'''
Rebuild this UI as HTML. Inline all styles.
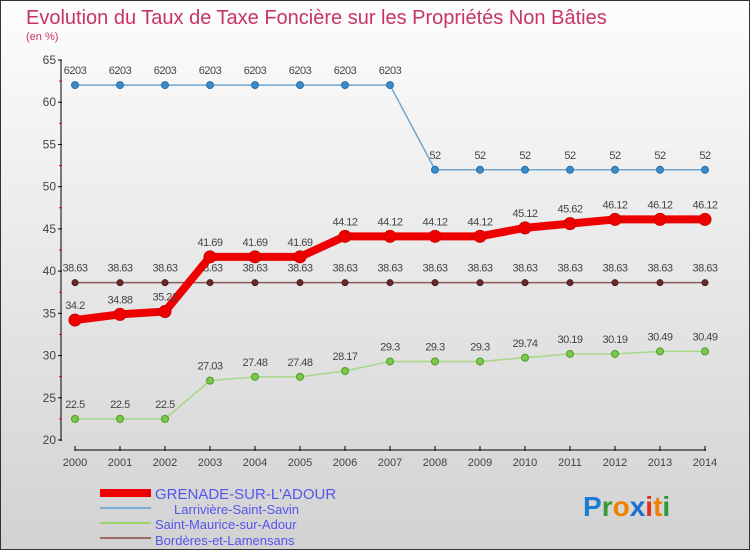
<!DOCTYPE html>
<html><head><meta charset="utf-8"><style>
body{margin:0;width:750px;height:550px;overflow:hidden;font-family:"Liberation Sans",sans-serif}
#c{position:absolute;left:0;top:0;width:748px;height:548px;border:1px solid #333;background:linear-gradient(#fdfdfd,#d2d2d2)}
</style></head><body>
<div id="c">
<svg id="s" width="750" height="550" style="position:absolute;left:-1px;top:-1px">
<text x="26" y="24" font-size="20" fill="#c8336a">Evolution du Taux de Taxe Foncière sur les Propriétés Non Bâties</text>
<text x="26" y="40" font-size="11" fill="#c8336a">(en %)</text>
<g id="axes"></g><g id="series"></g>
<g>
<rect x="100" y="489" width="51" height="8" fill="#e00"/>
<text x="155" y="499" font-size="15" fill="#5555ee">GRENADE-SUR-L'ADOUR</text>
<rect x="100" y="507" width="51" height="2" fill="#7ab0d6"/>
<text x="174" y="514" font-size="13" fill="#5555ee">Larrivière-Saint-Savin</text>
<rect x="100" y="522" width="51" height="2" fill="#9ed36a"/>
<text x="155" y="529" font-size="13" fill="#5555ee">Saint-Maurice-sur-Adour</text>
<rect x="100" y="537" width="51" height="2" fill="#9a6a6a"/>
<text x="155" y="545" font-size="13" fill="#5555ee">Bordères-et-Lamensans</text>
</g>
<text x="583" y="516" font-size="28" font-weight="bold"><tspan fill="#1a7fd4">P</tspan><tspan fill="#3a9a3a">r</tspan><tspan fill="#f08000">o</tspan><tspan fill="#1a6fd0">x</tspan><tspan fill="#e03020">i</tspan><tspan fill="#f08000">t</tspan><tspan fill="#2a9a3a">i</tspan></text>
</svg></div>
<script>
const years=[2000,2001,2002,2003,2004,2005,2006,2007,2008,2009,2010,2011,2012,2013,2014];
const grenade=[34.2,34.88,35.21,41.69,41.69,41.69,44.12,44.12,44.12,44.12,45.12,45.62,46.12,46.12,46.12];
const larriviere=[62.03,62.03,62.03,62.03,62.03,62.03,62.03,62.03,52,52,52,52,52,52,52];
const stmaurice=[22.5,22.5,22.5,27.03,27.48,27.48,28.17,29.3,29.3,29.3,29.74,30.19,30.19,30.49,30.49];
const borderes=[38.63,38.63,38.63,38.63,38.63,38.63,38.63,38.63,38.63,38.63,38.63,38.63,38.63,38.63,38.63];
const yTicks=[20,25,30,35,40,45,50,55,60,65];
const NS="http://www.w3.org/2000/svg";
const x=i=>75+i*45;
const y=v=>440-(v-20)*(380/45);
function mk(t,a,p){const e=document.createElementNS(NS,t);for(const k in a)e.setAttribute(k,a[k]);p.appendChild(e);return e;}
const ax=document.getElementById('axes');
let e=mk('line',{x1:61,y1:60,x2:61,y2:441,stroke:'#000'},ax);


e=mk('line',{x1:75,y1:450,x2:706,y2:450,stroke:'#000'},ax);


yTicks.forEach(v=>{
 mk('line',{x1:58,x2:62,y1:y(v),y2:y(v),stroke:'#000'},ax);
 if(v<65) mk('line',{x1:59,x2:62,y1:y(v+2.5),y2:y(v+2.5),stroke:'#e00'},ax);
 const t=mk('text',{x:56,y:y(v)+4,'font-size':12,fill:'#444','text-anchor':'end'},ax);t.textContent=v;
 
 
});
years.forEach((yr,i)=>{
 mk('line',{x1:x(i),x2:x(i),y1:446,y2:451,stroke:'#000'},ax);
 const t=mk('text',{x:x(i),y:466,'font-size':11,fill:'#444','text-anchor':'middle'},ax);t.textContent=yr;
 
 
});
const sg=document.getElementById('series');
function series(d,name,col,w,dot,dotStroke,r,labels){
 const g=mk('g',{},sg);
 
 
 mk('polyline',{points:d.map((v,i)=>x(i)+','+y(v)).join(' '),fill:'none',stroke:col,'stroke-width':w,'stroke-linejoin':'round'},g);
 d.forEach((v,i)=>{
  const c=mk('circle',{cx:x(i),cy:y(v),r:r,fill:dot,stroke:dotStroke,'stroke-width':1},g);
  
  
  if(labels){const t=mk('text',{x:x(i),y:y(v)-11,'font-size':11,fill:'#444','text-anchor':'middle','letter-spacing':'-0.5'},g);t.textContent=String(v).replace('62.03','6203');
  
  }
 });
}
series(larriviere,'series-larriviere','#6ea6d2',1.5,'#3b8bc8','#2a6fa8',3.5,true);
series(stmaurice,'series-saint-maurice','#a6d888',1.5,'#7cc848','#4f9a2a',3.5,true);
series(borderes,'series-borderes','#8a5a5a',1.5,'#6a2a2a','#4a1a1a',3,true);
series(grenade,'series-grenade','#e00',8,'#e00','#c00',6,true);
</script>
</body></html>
'''
**Exercise task**
Go through the listing above and write it all out exactly, leaving out any picture.

**Written solution**
Rebuild this UI as HTML. Inline all styles.
<!DOCTYPE html>
<html><head><meta charset="utf-8"><style>
body{margin:0;width:750px;height:550px;overflow:hidden;font-family:"Liberation Sans",sans-serif}
#c{position:absolute;left:0;top:0;width:748px;height:548px;border:1px solid #333;background:linear-gradient(#fdfdfd,#d2d2d2)}
</style></head><body>
<div id="c">
<svg id="s" width="750" height="550" style="position:absolute;left:-1px;top:-1px">
<text x="26" y="24" font-size="20" fill="#c8336a">Evolution du Taux de Taxe Foncière sur les Propriétés Non Bâties</text>
<text x="26" y="40" font-size="11" fill="#c8336a">(en %)</text>
<g id="axes"></g><g id="series"></g>
<g>
<rect x="100" y="489" width="51" height="8" fill="#e00"/>
<text x="155" y="499" font-size="15" fill="#5555ee">GRENADE-SUR-L'ADOUR</text>
<rect x="100" y="507" width="51" height="2" fill="#7ab0d6"/>
<text x="174" y="514" font-size="13" fill="#5555ee">Larrivière-Saint-Savin</text>
<rect x="100" y="522" width="51" height="2" fill="#9ed36a"/>
<text x="155" y="529" font-size="13" fill="#5555ee">Saint-Maurice-sur-Adour</text>
<rect x="100" y="537" width="51" height="2" fill="#9a6a6a"/>
<text x="155" y="545" font-size="13" fill="#5555ee">Bordères-et-Lamensans</text>
</g>
<text x="583" y="516" font-size="28" font-weight="bold"><tspan fill="#1a7fd4">P</tspan><tspan fill="#3a9a3a">r</tspan><tspan fill="#f08000">o</tspan><tspan fill="#1a6fd0">x</tspan><tspan fill="#e03020">i</tspan><tspan fill="#f08000">t</tspan><tspan fill="#2a9a3a">i</tspan></text>
</svg></div>
<script>
const years=[2000,2001,2002,2003,2004,2005,2006,2007,2008,2009,2010,2011,2012,2013,2014];
const grenade=[34.2,34.88,35.21,41.69,41.69,41.69,44.12,44.12,44.12,44.12,45.12,45.62,46.12,46.12,46.12];
const larriviere=[62.03,62.03,62.03,62.03,62.03,62.03,62.03,62.03,52,52,52,52,52,52,52];
const stmaurice=[22.5,22.5,22.5,27.03,27.48,27.48,28.17,29.3,29.3,29.3,29.74,30.19,30.19,30.49,30.49];
const borderes=[38.63,38.63,38.63,38.63,38.63,38.63,38.63,38.63,38.63,38.63,38.63,38.63,38.63,38.63,38.63];
const yTicks=[20,25,30,35,40,45,50,55,60,65];
const NS="http://www.w3.org/2000/svg";
const x=i=>75+i*45;
const y=v=>440-(v-20)*(380/45);
function mk(t,a,p){const e=document.createElementNS(NS,t);for(const k in a)e.setAttribute(k,a[k]);p.appendChild(e);return e;}
const ax=document.getElementById('axes');
let e=mk('line',{x1:61,y1:60,x2:61,y2:441,stroke:'#000'},ax);


e=mk('line',{x1:75,y1:450,x2:706,y2:450,stroke:'#000'},ax);


yTicks.forEach(v=>{
 mk('line',{x1:58,x2:62,y1:y(v),y2:y(v),stroke:'#000'},ax);
 if(v<65) mk('line',{x1:59,x2:62,y1:y(v+2.5),y2:y(v+2.5),stroke:'#e00'},ax);
 const t=mk('text',{x:56,y:y(v)+4,'font-size':12,fill:'#444','text-anchor':'end'},ax);t.textContent=v;
 
 
});
years.forEach((yr,i)=>{
 mk('line',{x1:x(i),x2:x(i),y1:446,y2:451,stroke:'#000'},ax);
 const t=mk('text',{x:x(i),y:466,'font-size':11,fill:'#444','text-anchor':'middle'},ax);t.textContent=yr;
 
 
});
const sg=document.getElementById('series');
function series(d,name,col,w,dot,dotStroke,r,labels){
 const g=mk('g',{},sg);
 
 
 mk('polyline',{points:d.map((v,i)=>x(i)+','+y(v)).join(' '),fill:'none',stroke:col,'stroke-width':w,'stroke-linejoin':'round'},g);
 d.forEach((v,i)=>{
  const c=mk('circle',{cx:x(i),cy:y(v),r:r,fill:dot,stroke:dotStroke,'stroke-width':1},g);
  
  
  if(labels){const t=mk('text',{x:x(i),y:y(v)-11,'font-size':11,fill:'#444','text-anchor':'middle','letter-spacing':'-0.5'},g);t.textContent=String(v).replace('62.03','6203');
  
  }
 });
}
series(larriviere,'series-larriviere','#6ea6d2',1.5,'#3b8bc8','#2a6fa8',3.5,true);
series(stmaurice,'series-saint-maurice','#a6d888',1.5,'#7cc848','#4f9a2a',3.5,true);
series(borderes,'series-borderes','#8a5a5a',1.5,'#6a2a2a','#4a1a1a',3,true);
series(grenade,'series-grenade','#e00',8,'#e00','#c00',6,true);
</script>
</body></html>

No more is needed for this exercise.